Tips for Parents from a Self Proclaimed Stylish College Student
Whether you’re shopping for the classy Southern belle or the modern boy, here are some tips and tricks to keep your kids looking stylish on a budget.
1. Ask In-Store for Promotional/Seasonal Items
Sometimes it’s best to plan ahead and shop for the outdated clearance racks! As the seasons change, look to buy for items that are out of season. They may not be worn for some time, but they will be in your kids closet when they ask for more money to buy clothes the next year!
2. Factory Stores
For the non-shopper savvy parents out there, factory stores are a blessing from up above. Factory stores are essentially all of the excess clothes that they produced that never make it to the retail stores. Most people think that the quality isn’t as good, but the clothes are usually 50% off, and are the same quality as if you were to buy them in a regular retail store.
3. Sign Up for Email Newsletters
They might be annoying and email you every single day on what new styles they have on sale, but you can usually set the emails to be sent once or twice a week/month. The sales that they offer are usually not available in stores.
4. Thrift Stores
Thrift stores might be the most interesting stores to shop in because you never know what you’re going to find. One of my friends found a Harlem Globetrotters jumpsuit. Another one of my friends found multiple Polo shirts that looked brand new, while others just found really hip and unique shirts. Visit your local Goodwill, Salvation Army, or community thrift store. One of them is bound to have some appealing options.
5. Discount Codes
Most online stores have a little box available for promotional codes during checkout. Visit Google and type in: (Name of the Store) coupon code.

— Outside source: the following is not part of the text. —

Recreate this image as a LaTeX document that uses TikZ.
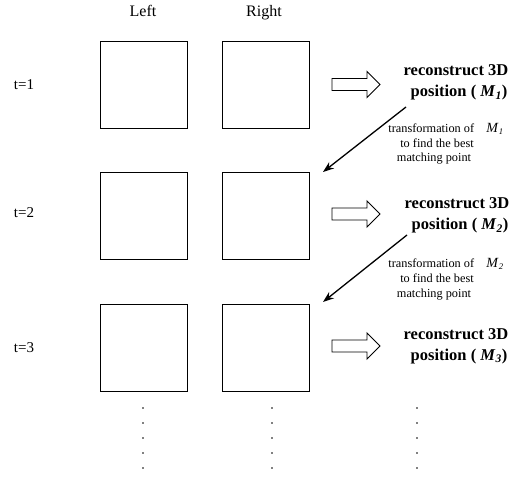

6. Shop Online. It’s the 21st Century.
Online shopping is one of the best ways to shop in my opinion. You can do it from the comfort of your couch with a cup of joe in your hands. If you aren’t already shopping online, it will become the best thing since sliced bread to you once you give it a chance. Going shopping with the kids isn’t ideal when you have a 13-year-old middle school kid who doesn’t want anything to do with shopping, and an 8-year-old kid who bounces off the walls in big crowds.